Begin Dataset content

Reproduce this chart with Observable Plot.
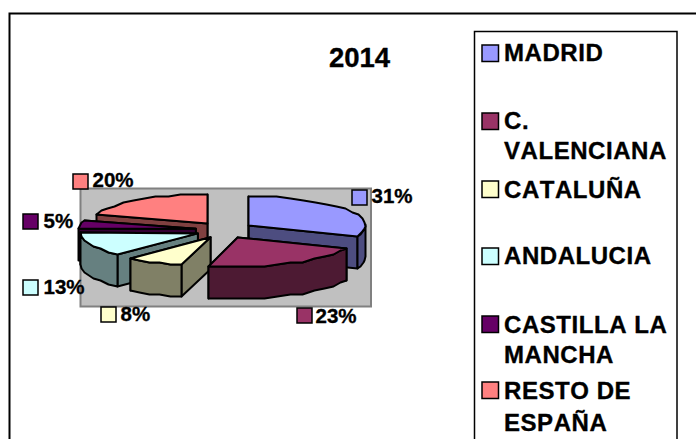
<!DOCTYPE html>
<html>
<head>
<meta charset="utf-8">
<script src="https://cdn.jsdelivr.net/npm/d3@7"></script>
<script src="https://cdn.jsdelivr.net/npm/@observablehq/plot@0.6"></script>
<style>
html,body{margin:0;padding:0;background:#fff;overflow:hidden}
svg{display:block;max-width:none}
.spaced text{letter-spacing:.55px;font-kerning:none}
</style>
</head>
<body>
<div id="chart"></div>
<script>
// data
const title = "2014";
const regions = ["MADRID", "C. VALENCIANA", "CATALUÑA", "ANDALUCIA", "CASTILLA LA MANCHA", "RESTO DE ESPAÑA"];
const shares = [31, 23, 8, 13, 5, 20];
const legendLines = [["MADRID"], ["C.", "VALENCIANA"], ["CATALUÑA"], ["ANDALUCIA"], ["CASTILLA LA", "MANCHA"], ["RESTO DE", "ESPAÑA"]];

// styles
const topColors = ["#9999FF", "#993366", "#FFFFCC", "#CCFFFF", "#660066", "#FF8080"];
const sideColors = ["#4D4D80", "#4D1A33", "#808066", "#668080", "#330033", "#804040"];
const font = "'Liberation Sans', Arial, sans-serif";

// layout
const W = 696, H = 439;
const pie = {cx: 224, cy: 229.6, rx: 117, ry: 29, depth: 32, explode: 29, explodeY: 8.26};
const drawOrder = [5, 0, 4, 3, 2, 1];
const legendKeyY = [53, 121, 189, 256, 324, 390];
const legendBaselines = [[60], [128, 158], [197], [263], [332, 362], [398, 430]];
const labelKeys = [[352, 190], [297, 308], [101, 307], [23, 280], [23, 214], [73, 174]];
const labelTextAt = [[371, 203], [315, 323], [120, 321], [43, 294], [43, 228], [92, 187]];

const rad = d => d * Math.PI / 180;
const total = d3.sum(shares);
let acc = 0;
const slices = shares.map((s, i) => {
  const a0 = acc / total * 360;
  acc += s;
  const a1 = acc / total * 360;
  const mid = rad((a0 + a1) / 2);
  return {i, a0, a1,
    ax: pie.cx + pie.explode * Math.sin(mid),
    ay: pie.cy - pie.explodeY * Math.cos(mid)};
});
const rim = (s, deg, drop = 0) => {
  const x = s.ax + pie.rx * Math.sin(rad(deg));
  const y = s.ay - pie.ry * Math.cos(rad(deg));
  // the source renders its rim as a coarse stair-stepped polyline
  return {x: Math.round(x), y: Math.round(y / 2) * 2 + drop};
};
const arc = (s, a, b, drop = 0) => {
  const n = Math.max(1, Math.ceil((b - a) / 7));
  return d3.range(n + 1).map(k => rim(s, a + (b - a) * k / n, drop));
};
const poly = (pts, fill) => Plot.line(pts, {
  x: "x", y: "y", fill, stroke: "#000", strokeWidth: 2,
  curve: "linear-closed", strokeLinejoin: "round"
});

const pieMarks = [];
for (const idx of drawOrder) {
  const s = slices[idx];
  const apex = {x: s.ax, y: s.ay}, apexLow = {x: s.ax, y: s.ay + pie.depth};
  for (const a of [s.a1, s.a0]) {
    pieMarks.push(poly([apex, rim(s, a), rim(s, a, pie.depth), apexLow], sideColors[idx]));
  }
  const w0 = Math.max(s.a0, 90), w1 = Math.min(s.a1, 270);
  if (w1 > w0) {
    pieMarks.push(poly([...arc(s, w0, w1), ...arc(s, w0, w1, pie.depth).reverse()], sideColors[idx]));
  }
  pieMarks.push(poly([apex, ...arc(s, s.a0, s.a1)], topColors[idx]));
}

const box = (x1, y1, x2, y2, o) => Plot.rect([0], {x1: () => x1, y1: () => y1, x2: () => x2, y2: () => y2, ...o});
const key = (x, y, size, fill) => box(x, y, x + size, y + size, {fill, stroke: "#000", strokeWidth: 1.5});

const legendRows = legendLines.flatMap((lines, i) => lines.map((t, j) => ({t, x: 503.5, y: legendBaselines[i][j]})));
const labelRows = shares.map((s, i) => ({t: s + "%", x: labelTextAt[i][0], y: labelTextAt[i][1]}));
const heavy = {fill: "#000", stroke: "#000", strokeWidth: 0.35, fontFamily: font, fontWeight: 700, textAnchor: "start"};

const plot = Plot.plot({
  width: W, height: H,
  marginTop: 0, marginRight: 0, marginBottom: 0, marginLeft: 0,
  style: {background: "#fff", fontFamily: font},
  x: {type: "linear", domain: [0, W], range: [0, W], axis: null},
  y: {type: "linear", domain: [0, H], range: [0, H], axis: null},
  marks: [
    box(9.5, 13.5, W + 10, H + 10, {fill: "#fff", stroke: "#000", strokeWidth: 2}),
    box(80.5, 188.5, 371, 306.5, {fill: "#C0C0C0", stroke: "#808080", strokeWidth: 2}),
    ...pieMarks,
    Plot.text([title], {x: () => 359, y: () => 58, text: d => d, ...heavy, fontSize: 27.5, textAnchor: "middle", lineAnchor: "middle"}),
    box(474.5, 31.5, 677, H + 10, {fill: "none", stroke: "#000", strokeWidth: 1.5}),
    ...topColors.map((c, i) => key(482, legendKeyY[i] - 8, 16.5, c)),
    Plot.text(legendRows, {x: "x", y: "y", text: "t", ...heavy, fontSize: 24, lineAnchor: "bottom", dy: 0, className: "spaced"}),
    ...topColors.map((c, i) => key(labelKeys[i][0], labelKeys[i][1], 15, c)),
    Plot.text(labelRows, {x: "x", y: "y", text: "t", ...heavy, fontSize: 20.5, lineAnchor: "bottom", dy: -1})
  ]
});
document.getElementById("chart").append(plot);
</script>
</body>
</html>
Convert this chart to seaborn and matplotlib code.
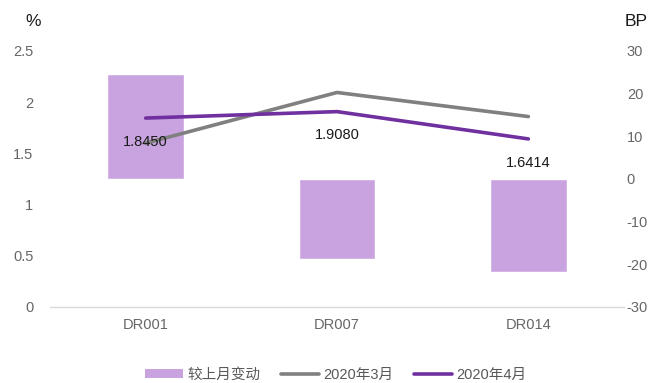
import matplotlib
matplotlib.use("Agg")
import matplotlib.pyplot as plt
import seaborn as sns
import pandas as pd
from matplotlib.patches import Patch
from matplotlib.lines import Line2D

categories = ["DR001", "DR007", "DR014"]
change_bp = [24.5, -18.7, -21.8]
mar_2020 = [1.600, 2.095, 1.860]
apr_2020 = [1.8450, 1.9080, 1.6414]
apr_labels = ["1.8450", "1.9080", "1.6414"]
left_ticks = [0, 0.5, 1, 1.5, 2, 2.5]
left_tick_labels = ["0", "0.5", "1", "1.5", "2", "2.5"]
right_ticks = [-30, -20, -10, 0, 10, 20, 30]
right_tick_labels = ["-30", "-20", "-10", "0", "10", "20", "30"]
legend_labels = ["较上月变动", "2020年3月", "2020年4月"]

bar_color = "#C9A3E0"
gray_color = "#808080"
purple_color = "#7030A0"
tick_color = "#666666"

sns.set_theme(style="white")
plt.rcParams["font.family"] = ["Liberation Sans", "Noto Sans CJK SC", "DejaVu Sans"]
plt.rcParams["axes.unicode_minus"] = False

fig = plt.figure(figsize=(6.62, 3.83), dpi=100)
ax1 = fig.add_axes([50/662, 1-307/383, (624-50)/662, (307-51)/383])
ax2 = ax1.twinx()

df_bar = pd.DataFrame({"cat": categories, "val": change_bp})
sns.barplot(data=df_bar, x="cat", y="val", ax=ax2, color=bar_color,
            saturation=1, width=0.4, order=categories)

df_line = pd.DataFrame({"cat": categories * 2,
                        "val": mar_2020 + apr_2020,
                        "series": ["m"] * 3 + ["a"] * 3})
sns.lineplot(data=df_line[df_line.series == "m"], x="cat", y="val", ax=ax1,
             color=gray_color, linewidth=2.6, sort=False)
sns.lineplot(data=df_line[df_line.series == "a"], x="cat", y="val", ax=ax1,
             color=purple_color, linewidth=2.6, sort=False)

for i, (v, lab) in enumerate(zip(apr_2020, apr_labels)):
    ax1.annotate(lab, (i, v), xytext=(0, -17), textcoords="offset points",
                 ha="center", va="center", fontsize=10.5, color="#1a1a1a")

ax1.set_zorder(ax2.get_zorder() + 1)
ax1.patch.set_visible(False)

ax1.set_xlim(-0.5, 2.5)
ax1.set_ylim(0, 2.5)
ax2.set_ylim(-30, 30)
ax1.set_yticks(left_ticks)
ax1.set_yticklabels(left_tick_labels)
ax2.set_yticks(right_ticks)
ax2.set_yticklabels(right_tick_labels)
ax1.set_xlabel("")
ax1.set_ylabel("")
ax2.set_xlabel("")
ax2.set_ylabel("")

for ax in (ax1, ax2):
    for s in ax.spines.values():
        s.set_visible(False)
    ax.grid(False)
ax1.spines["bottom"].set_visible(True)
ax1.spines["bottom"].set_color("#d9d9d9")
ax1.spines["bottom"].set_linewidth(1.0)

ax1.tick_params(axis="y", length=0, pad=12, labelsize=10.5, labelcolor=tick_color)
ax2.tick_params(axis="y", length=0, pad=2, labelsize=10.5, labelcolor=tick_color)
ax1.tick_params(axis="x", length=0, pad=8, labelsize=10.5, labelcolor=tick_color)
ax2.tick_params(axis="x", length=0)

fig.text(33/662, 1-22/383, "%", ha="center", va="center", fontsize=12.5, color="#1a1a1a")
fig.text(636/662, 1-22/383, "BP", ha="center", va="center", fontsize=12.5, color="#1a1a1a")

handles = [Patch(facecolor=bar_color, edgecolor="none"),
           Line2D([0], [0], color=gray_color, linewidth=2.6),
           Line2D([0], [0], color=purple_color, linewidth=2.6)]
fig.legend(handles, legend_labels, loc="center", bbox_to_anchor=(336/662, 1-375/383),
           ncol=3, frameon=False, fontsize=10.5, handlelength=2.6, handletextpad=0.3,
           columnspacing=1.4, labelcolor="#595959", handleheight=0.6)

fig.savefig("out.png", dpi=100)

End Dataset content

Given task: Give again, exactly as written above, every line from the one holding "Convert this chart" to the one holding "from matplotlib.lines import Line2D", with both ends kept and the pictures left out.

Solution for this task:
Convert this chart to seaborn and matplotlib code.
import matplotlib
matplotlib.use("Agg")
import matplotlib.pyplot as plt
import seaborn as sns
import pandas as pd
from matplotlib.patches import Patch
from matplotlib.lines import Line2D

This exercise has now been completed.